歯車の間で機械の一部かのように働く労働者を描き、当時の資本主義下の非人間的な労働を批判的に風刺したことで有名です。それは、生産性向上のために人が一挙一動を監視され、機械に合わせるように動くことを要求されるテイラー・システム(科学的管理法)の象徴的な光景と言えるでしょう。
今でも「俺たちは所詮社会の歯車だ」などという言い回しがなされるように『モダン・タイムス』で大写しになっている「歯車」は私たちにとって今なお機械的(非人間的)生産性向上のシンボルとなっています。
して、ホワイトカラー化が進んだ現代では、チャップリンが作中で従事していたような見た目通り「歯車」の間で働くような仕事は、(もちろん無くなってはないのですけれど)減ってはきているように思われます。

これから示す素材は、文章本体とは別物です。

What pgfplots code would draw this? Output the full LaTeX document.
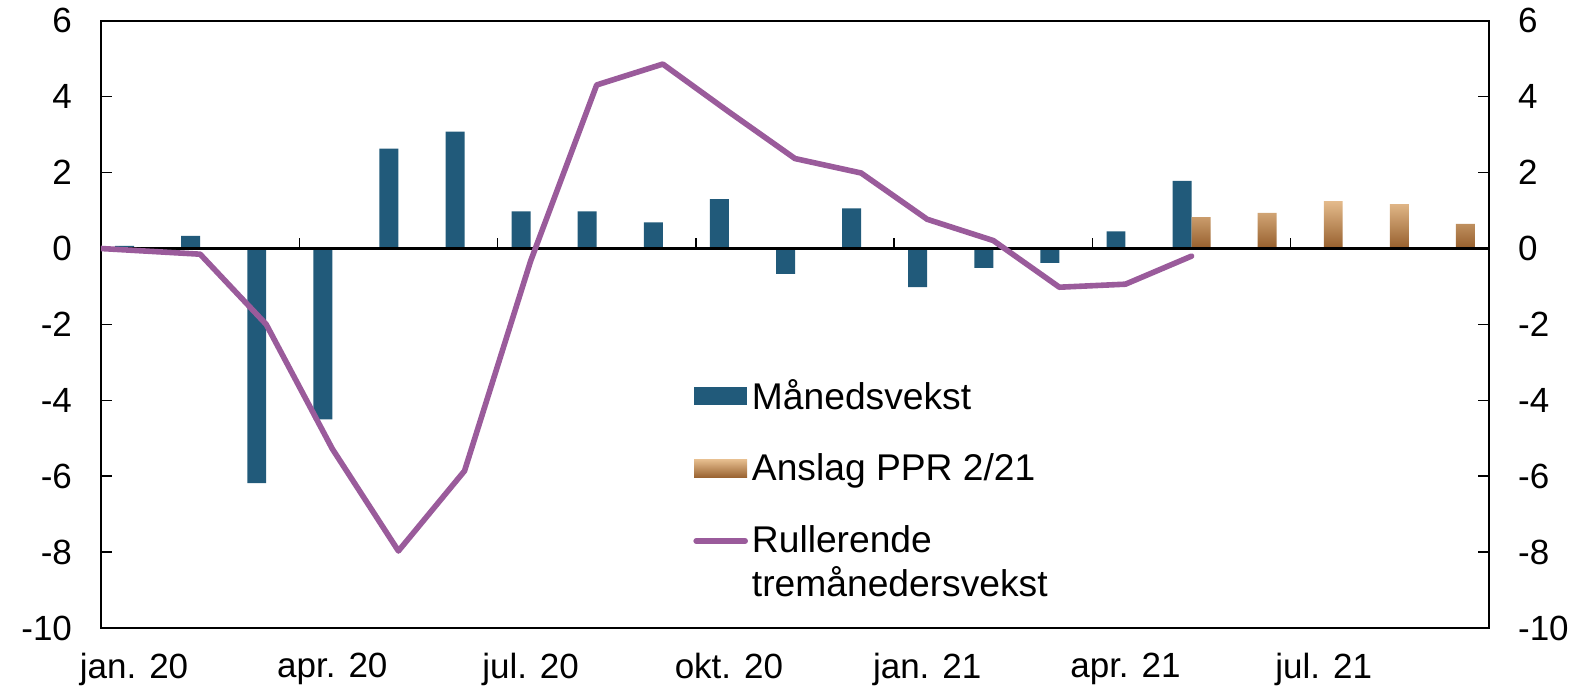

では、私たちはチャップリンが批判しているような「モダンな働き方」から脱出できたのでしょうか。「歯車」から降りることができたのでしょうか。
残念ながらそうでもないと思うのです。
確かに歯車の間で私たちは働くことはなくなったけれど、今度はむしろ、私たちは歯車を自分たちの中に内蔵したのではないでしょうか。すなわち外部にあった歯車を、自分の内部に導入してしまった。
というのも、周囲から監視され強制されなくても、今や私たちは自発的に無駄な行動を省いて生産性を向上するように考えるようになってしまっているからです。
つまり、自分で自分を監視し、管理している。
よりコスパのいい行動は何か、より投資効率のいい行動は何か、よりタムパのいい行動は何か、この人脈は、この資格は有用か。
自分で自分を歯車のように動かしている、ないし、自分の中の歯車が自分を動かしている。
人の外部ではなく内部に「歯車」がある。
これが現代最新版の、よりモダンにバージョンアップした「モダン・タイムス」の光景ではないでしょうか。
実際、先日紹介した書籍『静かな働き方』でも、そのような話がなされていました。もはや、誰から頼まれずとも私たちは私たち自身をより働き者であるべく監視しているのだと。
世の中、往々にして、見えている物よりも見えていない物の方が恐ろしいものです。すなわち、大きくて目に見えるものより、小さくてつかみ所が無いもの。
ガンもそうですし、ウイルスもそうですし、なんなら幽霊もそうでしょう。
だから、「歯車」も、チャップリンの映画の中ではあれだけ大写しで堂々たる狂気を体現していたものが、それがいつのまにか私たちの体内にもはや目に見えないミクロの姿となって侵入してしまってるとすれば、これほど恐ろしいものはないかもしれません。